In the UEFA championship match, there was a situation where the referee applied advantage to a reckless foul (deserving of a caution) and allowed play to continue. Over the course of the next several seconds, the advantage was fully realized but, in the end, the ball ended up in the hands of the opposing team’s goalkeeper. At that time, the referee stopped play and showed a yellow card for the reckless foul. Is this proper? I thought you had to wait for the ball to leave the field before giving the card? Was the restart correct?
USSF answer (June 2, 2009):
Several questions have come in regarding this incident, a few referring directly to the UEFA match and others raising the issue generally. Although we have answered these questions individually, there has been some misunderstanding of what is truly at issue here. Accordingly, we are using this latest question to offer some general advice for handling such situations.
Several referees felt that the referee, having decided not to stop play immediately for misconduct based on the application of the advantage concept, cannot thereafter stop play solely because the advantage, which lasted long enough to erase the foul, has ended. Our position is not only yes, he can do that, but we would ask in return, why not?

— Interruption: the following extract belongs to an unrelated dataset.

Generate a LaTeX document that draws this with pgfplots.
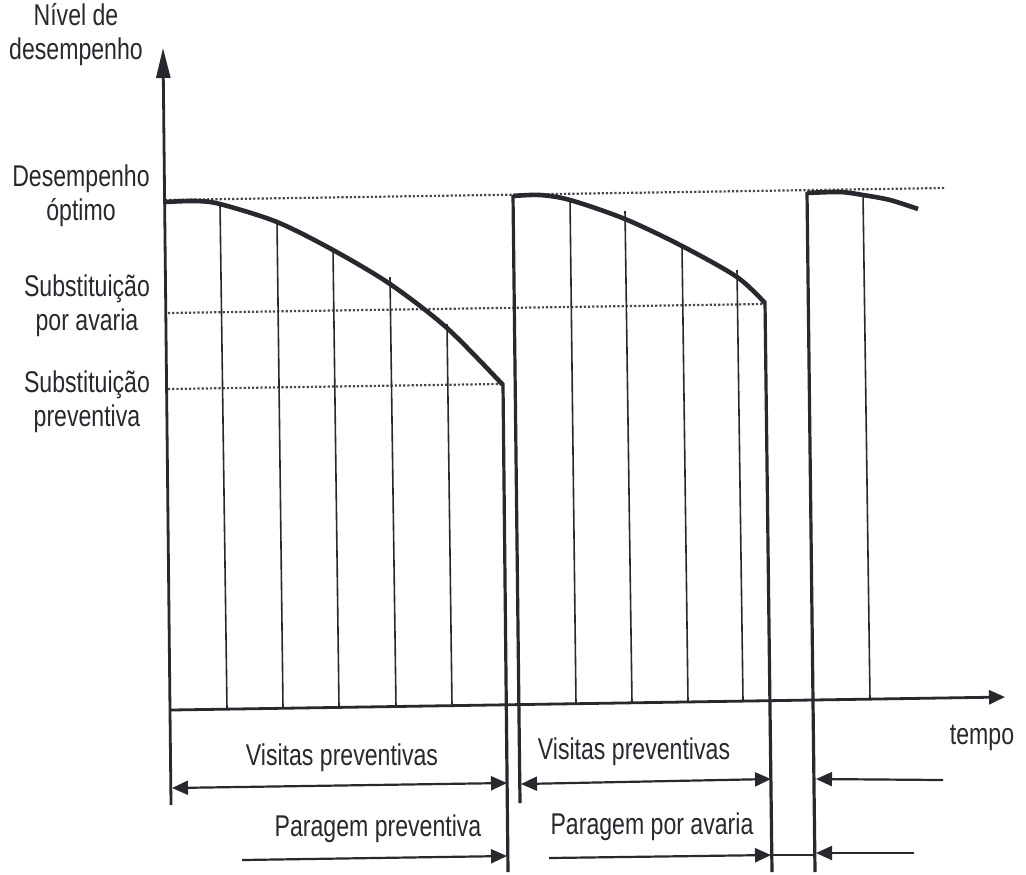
\documentclass[border=0pt]{standalone}
\usepackage{pgfplots}
\pgfplotsset{compat=1.18}
\usepackage{fontspec}
\setmainfont{Liberation Sans}[FakeStretch=0.77]
\usetikzlibrary{arrows.meta}

\definecolor{ink}{RGB}{40,40,46}

\tikzset{
  >={Triangle[length=8pt,width=7pt]},
  thin line/.style={ink, line width=0.8pt},
  thick line/.style={ink, line width=1.6pt},
  curve/.style={ink, line width=2.3pt, smooth},
  level/.style={ink!85, line width=1.1pt, densely dotted},
  span/.style={ink, line width=1.1pt},
  lbl/.style={text=ink, font=\fontsize{15}{17}\selectfont, align=center, inner sep=0pt},
}

\begin{document}
\begin{tikzpicture}
\begin{axis}[
    hide axis,
    scale only axis,
    width=513pt, height=437pt,
    xmin=0, xmax=1026, ymin=0, ymax=874,
    y dir=reverse,
    clip=false,
]
% frame that fixes the page size
\addplot[draw=none] coordinates {(0,0) (1026,874)};

% reference levels
\addplot[level] coordinates {(165,200) (945,188)};
\addplot[level] coordinates {(168,313) (765,304)};
\addplot[level] coordinates {(168,389) (500,384)};

% axes
\addplot[ink, line width=1.4pt, -{Triangle[length=15pt,width=7pt]}] coordinates {(171,805) (163,48)};
\addplot[ink, line width=1.4pt, -{Triangle[length=8pt,width=7pt]}] coordinates {(171,710) (1005,697)};

% cycle 1
\addplot[curve] coordinates {
    (165,202) (195,201) (220,204) (277,222) (333,250) (390,284)
    (447,328) (503,385)
};
\addplot[thick line] coordinates {(503,384) (508,872)};

% cycle 2
\addplot[thick line] coordinates {(520,803) (513,195)};
\addplot[curve] coordinates {
    (513,196) (540,195) (570,200) (625,219) (682,246) (737,277) (765,303)
};
\addplot[thick line] coordinates {(765,302) (772,872)};

% cycle 3
\addplot[thick line] coordinates {(815,872) (807,192)};
\addplot[curve] coordinates {
    (807,193) (840,192) (863,195) (890,200) (918,209)
};

% preventive visits
\addplot[thin line] coordinates {(220,204) (227,709)};
\addplot[thin line] coordinates {(277,221) (283,708)};
\addplot[thin line] coordinates {(333,249) (339,707)};
\addplot[thin line] coordinates {(390,277) (396,707)};
\addplot[thin line] coordinates {(447,324) (452,706)};
\addplot[thin line] coordinates {(570,199) (576,704)};
\addplot[thin line] coordinates {(625,211) (632,703)};
\addplot[thin line] coordinates {(682,246) (688,702)};
\addplot[thin line] coordinates {(737,270) (743,701)};
\addplot[thin line] coordinates {(863,194) (870,700)};

% interval arrows
\addplot[span, <->] coordinates {(172,788) (507,783)};
\addplot[span, <->] coordinates {(521,784) (771,779)};
\addplot[span, ->] coordinates {(943,780) (816,779)};
\addplot[span, ->] coordinates {(242,860) (507,856)};
\addplot[span, ->] coordinates {(549,858) (771,855)};
\addplot[span] coordinates {(772,855) (814,855)};
\addplot[span, ->] coordinates {(914,853) (816,853)};

% labels
\node[lbl] at (axis cs:76,35) {Nível de\\desempenho};
\node[lbl] at (axis cs:81,196) {Desempenho\\óptimo};
\node[lbl] at (axis cs:87,306) {Substituição\\por avaria};
\node[lbl] at (axis cs:87,402) {Substituição\\preventiva};
\node[lbl] at (axis cs:982,738) {tempo};
\node[lbl] at (axis cs:342,758) {Visitas preventivas};
\node[lbl] at (axis cs:634,752) {Visitas preventivas};
\node[lbl] at (axis cs:378,829) {Paragem preventiva};
\node[lbl] at (axis cs:652,827) {Paragem por avaria};
\end{axis}
\end{tikzpicture}
\end{document}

The Law requires only that the card be given at the next stoppage of play and, per the Law, that can occur by the ball leaving the field (which is often the ONLY type of stoppage considered here) or by the referee stopping play. Why do referees stop play? Well, there are hundreds of reasons, including (see Advice to Referees) simply wanting to talk to a player as well as such more obvious things as injuries, weather, another foul, etc., or simply for the good of the game”!
We recommend for everyone’s reading the Interpretations/Guidelines (on p. 90 of the 2008/2009 Laws) regarding the referee missing the AR’s flag for severe misconduct and reiterated in the USSF Memorandum Supplement 2008:
Both last year and again this year, the International Board has created an exception to the general rule that, if advantage is applied to misconduct, the appropriate card must be shown and the proper action taken (e.g., the player sent off) at the next stoppage; otherwise, the opportunity to card has been lost. The Interpretations provide that, if an AR signals for violent conduct but the signal is not seen until after play is restarted after the next stoppage, the referee may still display a red card and send the player off the field. If this should occur, the restart is based on the current stoppage of play rather than on the violent conduct that occurred previously.
USSF advises that:
– this exception is not limited to “violent conduct” in its official sense as a form of misconduct but applies as well to serious foul play (where violence or excessive force is involved) and other acts of misconduct,
– the AR must have signaled for the misconduct at the time it occurred and maintained the signal until it is seen by the referee, and
– if play is stopped solely in response to the signal by the AR, play is restarted with a dropped ball where the ball was when play was stopped (except for the special circumstances involving restarts in the goal area) but otherwise the restart is in accordance with the Law.
Referees are strongly urged to cover this type of situation in their pregame discussion and to make clear what sorts of misconduct are serious enough to warrant maintaining the AR’s signal past the next stoppage of play. If a player has received a second yellow card in the same match but was not at that time shown a red card and sent off, the referee remains able to correct the error at any time it is brought to his or her attention by a member of the officiating team.
This information from the Interpretations/Guidelines is not directly related to the question at hand and some will argue that it is also “not specifically authorized” in the Laws of the Game. However, there are many things we do that are “not specifically authorized” and fall under the words used in the Laws themselves, “If, in the opinion of the referee.” In this case the solution is indeed part and parcel of the Laws and it prepares the way for a more proactive role for the referee after applying the advantage. If the referee has to stop the game because no “natural” stoppage seems imminent, then he can do so. Referees are expected to do what is needed to meet the demands of the Spirit of the Game, to give the players a fair game. Waiting for a “natural” stoppage in this game would have left open a path for more infringements. Better to stop them now, before they occur, rather than wait and hope.
As we read it, the International Board was so concerned about violent conduct going unpunished that it carved out this exception to the general rule that a card not given at the next stoppage (natural or “unnatural”) is lost forever. With this in mind, why should the referee be prevented from implementing the same spirit by stopping play himself after the advantage has been realized and the opposing team (the one that committed the violent conduct in the first place!) now has control of the ball? This does not mean that the referee should in every case do as was done in this situation, stopping play without waiting for a “natural” stoppage. However, it does mean that the referee must keep his or her finger on the pulse of the game, applying, as we suggest in Advice 13.5, his or her feeling for the game in what FIFA calls “Fingerspitzengefühl” (literally: “sensing with one’s fingertips”). Only by exercising common sense can the referee do what is correct in such cases.